▶ _GIVEN MATERIAL_:
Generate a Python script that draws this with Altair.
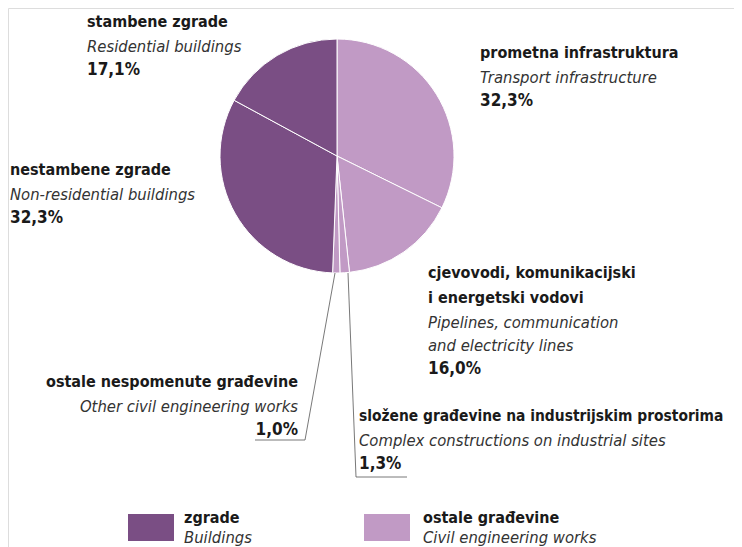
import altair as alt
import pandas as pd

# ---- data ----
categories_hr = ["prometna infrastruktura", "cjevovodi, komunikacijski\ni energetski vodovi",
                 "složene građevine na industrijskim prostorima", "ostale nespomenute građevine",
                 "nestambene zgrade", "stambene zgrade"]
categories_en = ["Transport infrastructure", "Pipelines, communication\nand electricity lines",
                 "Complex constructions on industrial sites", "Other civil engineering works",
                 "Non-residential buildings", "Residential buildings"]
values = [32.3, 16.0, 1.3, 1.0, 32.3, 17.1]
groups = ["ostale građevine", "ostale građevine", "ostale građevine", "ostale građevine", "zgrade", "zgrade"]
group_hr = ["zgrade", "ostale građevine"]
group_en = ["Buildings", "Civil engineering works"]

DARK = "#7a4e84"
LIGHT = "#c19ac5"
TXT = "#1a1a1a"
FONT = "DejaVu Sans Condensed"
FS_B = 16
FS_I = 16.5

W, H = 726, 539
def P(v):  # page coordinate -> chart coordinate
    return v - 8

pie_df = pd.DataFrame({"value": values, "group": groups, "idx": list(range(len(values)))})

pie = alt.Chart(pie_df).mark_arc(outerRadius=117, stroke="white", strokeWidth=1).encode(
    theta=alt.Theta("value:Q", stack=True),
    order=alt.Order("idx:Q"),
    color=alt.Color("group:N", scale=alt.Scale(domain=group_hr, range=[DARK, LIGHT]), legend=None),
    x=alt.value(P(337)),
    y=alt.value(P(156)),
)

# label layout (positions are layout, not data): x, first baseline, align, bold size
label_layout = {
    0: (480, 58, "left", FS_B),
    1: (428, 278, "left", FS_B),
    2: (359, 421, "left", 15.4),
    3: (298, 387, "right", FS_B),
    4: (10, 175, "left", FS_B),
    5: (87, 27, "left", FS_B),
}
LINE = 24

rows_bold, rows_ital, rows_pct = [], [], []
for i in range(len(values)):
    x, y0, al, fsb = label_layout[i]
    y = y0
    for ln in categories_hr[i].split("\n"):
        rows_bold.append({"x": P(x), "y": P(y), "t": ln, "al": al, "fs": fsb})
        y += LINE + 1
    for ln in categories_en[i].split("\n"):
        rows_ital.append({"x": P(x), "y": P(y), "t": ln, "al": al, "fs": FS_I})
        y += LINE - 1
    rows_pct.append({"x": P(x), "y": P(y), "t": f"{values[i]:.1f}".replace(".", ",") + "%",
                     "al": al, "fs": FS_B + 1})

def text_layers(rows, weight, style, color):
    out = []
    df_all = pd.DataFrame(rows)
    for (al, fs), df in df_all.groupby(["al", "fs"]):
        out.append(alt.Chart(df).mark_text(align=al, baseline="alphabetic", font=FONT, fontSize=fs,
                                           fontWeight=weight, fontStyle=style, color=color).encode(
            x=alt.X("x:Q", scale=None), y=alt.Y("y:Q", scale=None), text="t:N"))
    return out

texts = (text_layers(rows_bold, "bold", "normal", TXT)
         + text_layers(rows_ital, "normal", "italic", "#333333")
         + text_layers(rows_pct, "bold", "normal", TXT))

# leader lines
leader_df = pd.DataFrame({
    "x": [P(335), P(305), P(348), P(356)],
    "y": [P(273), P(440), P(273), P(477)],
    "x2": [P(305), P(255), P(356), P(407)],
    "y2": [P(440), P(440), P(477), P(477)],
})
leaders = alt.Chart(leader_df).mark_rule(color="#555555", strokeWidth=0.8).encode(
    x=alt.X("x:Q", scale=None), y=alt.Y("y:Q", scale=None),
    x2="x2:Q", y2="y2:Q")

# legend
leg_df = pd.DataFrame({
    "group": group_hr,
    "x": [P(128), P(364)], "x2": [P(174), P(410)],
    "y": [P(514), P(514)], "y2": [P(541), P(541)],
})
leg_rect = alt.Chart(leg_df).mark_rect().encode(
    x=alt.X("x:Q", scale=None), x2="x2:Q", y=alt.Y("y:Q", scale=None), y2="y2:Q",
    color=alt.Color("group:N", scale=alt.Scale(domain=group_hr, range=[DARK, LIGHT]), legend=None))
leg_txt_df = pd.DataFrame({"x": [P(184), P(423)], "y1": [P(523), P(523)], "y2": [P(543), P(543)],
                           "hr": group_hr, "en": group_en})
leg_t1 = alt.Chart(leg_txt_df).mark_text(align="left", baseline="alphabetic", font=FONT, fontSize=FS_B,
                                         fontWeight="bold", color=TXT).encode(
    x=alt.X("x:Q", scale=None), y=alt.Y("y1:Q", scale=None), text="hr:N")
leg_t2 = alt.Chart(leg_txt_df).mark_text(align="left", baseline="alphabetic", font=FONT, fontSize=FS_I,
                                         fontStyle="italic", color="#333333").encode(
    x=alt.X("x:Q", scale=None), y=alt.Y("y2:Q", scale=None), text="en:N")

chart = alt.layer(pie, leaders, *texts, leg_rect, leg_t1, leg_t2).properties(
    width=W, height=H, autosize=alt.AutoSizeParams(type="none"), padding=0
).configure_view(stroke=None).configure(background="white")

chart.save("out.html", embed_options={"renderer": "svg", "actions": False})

▶ _OBJECTIVE_: Up to and including the line with "import pandas as pd", copy the data above from its first line. Skip pictures.

▶ _COMPLETE OUTPUT_:
Generate a Python script that draws this with Altair.
import altair as alt
import pandas as pd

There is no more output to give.